Brief: Retype each line of the material exactly, please, skipping any picture in it.
-- Recorded data start --
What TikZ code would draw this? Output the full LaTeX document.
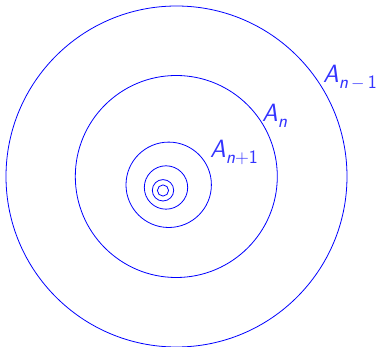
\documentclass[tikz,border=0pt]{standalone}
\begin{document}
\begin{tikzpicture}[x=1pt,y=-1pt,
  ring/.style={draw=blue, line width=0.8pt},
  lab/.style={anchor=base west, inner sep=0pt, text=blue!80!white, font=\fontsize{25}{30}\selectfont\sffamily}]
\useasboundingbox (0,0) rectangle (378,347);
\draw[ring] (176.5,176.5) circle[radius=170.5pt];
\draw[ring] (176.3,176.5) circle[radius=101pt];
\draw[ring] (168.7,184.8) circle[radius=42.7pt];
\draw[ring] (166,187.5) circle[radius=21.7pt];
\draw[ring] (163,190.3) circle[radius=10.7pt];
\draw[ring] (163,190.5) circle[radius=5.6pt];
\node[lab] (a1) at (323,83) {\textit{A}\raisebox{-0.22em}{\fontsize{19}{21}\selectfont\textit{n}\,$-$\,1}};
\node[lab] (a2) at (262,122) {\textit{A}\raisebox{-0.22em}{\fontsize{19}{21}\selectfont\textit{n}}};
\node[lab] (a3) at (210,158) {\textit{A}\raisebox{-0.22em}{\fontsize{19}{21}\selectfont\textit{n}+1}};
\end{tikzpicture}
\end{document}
-- Recorded data end --
Solution for this task:
What TikZ code would draw this? Output the full LaTeX document.
\documentclass[tikz,border=0pt]{standalone}
\begin{document}
\begin{tikzpicture}[x=1pt,y=-1pt,
  ring/.style={draw=blue, line width=0.8pt},
  lab/.style={anchor=base west, inner sep=0pt, text=blue!80!white, font=\fontsize{25}{30}\selectfont\sffamily}]
\useasboundingbox (0,0) rectangle (378,347);
\draw[ring] (176.5,176.5) circle[radius=170.5pt];
\draw[ring] (176.3,176.5) circle[radius=101pt];
\draw[ring] (168.7,184.8) circle[radius=42.7pt];
\draw[ring] (166,187.5) circle[radius=21.7pt];
\draw[ring] (163,190.3) circle[radius=10.7pt];
\draw[ring] (163,190.5) circle[radius=5.6pt];
\node[lab] (a1) at (323,83) {\textit{A}\raisebox{-0.22em}{\fontsize{19}{21}\selectfont\textit{n}\,$-$\,1}};
\node[lab] (a2) at (262,122) {\textit{A}\raisebox{-0.22em}{\fontsize{19}{21}\selectfont\textit{n}}};
\node[lab] (a3) at (210,158) {\textit{A}\raisebox{-0.22em}{\fontsize{19}{21}\selectfont\textit{n}+1}};
\end{tikzpicture}
\end{document}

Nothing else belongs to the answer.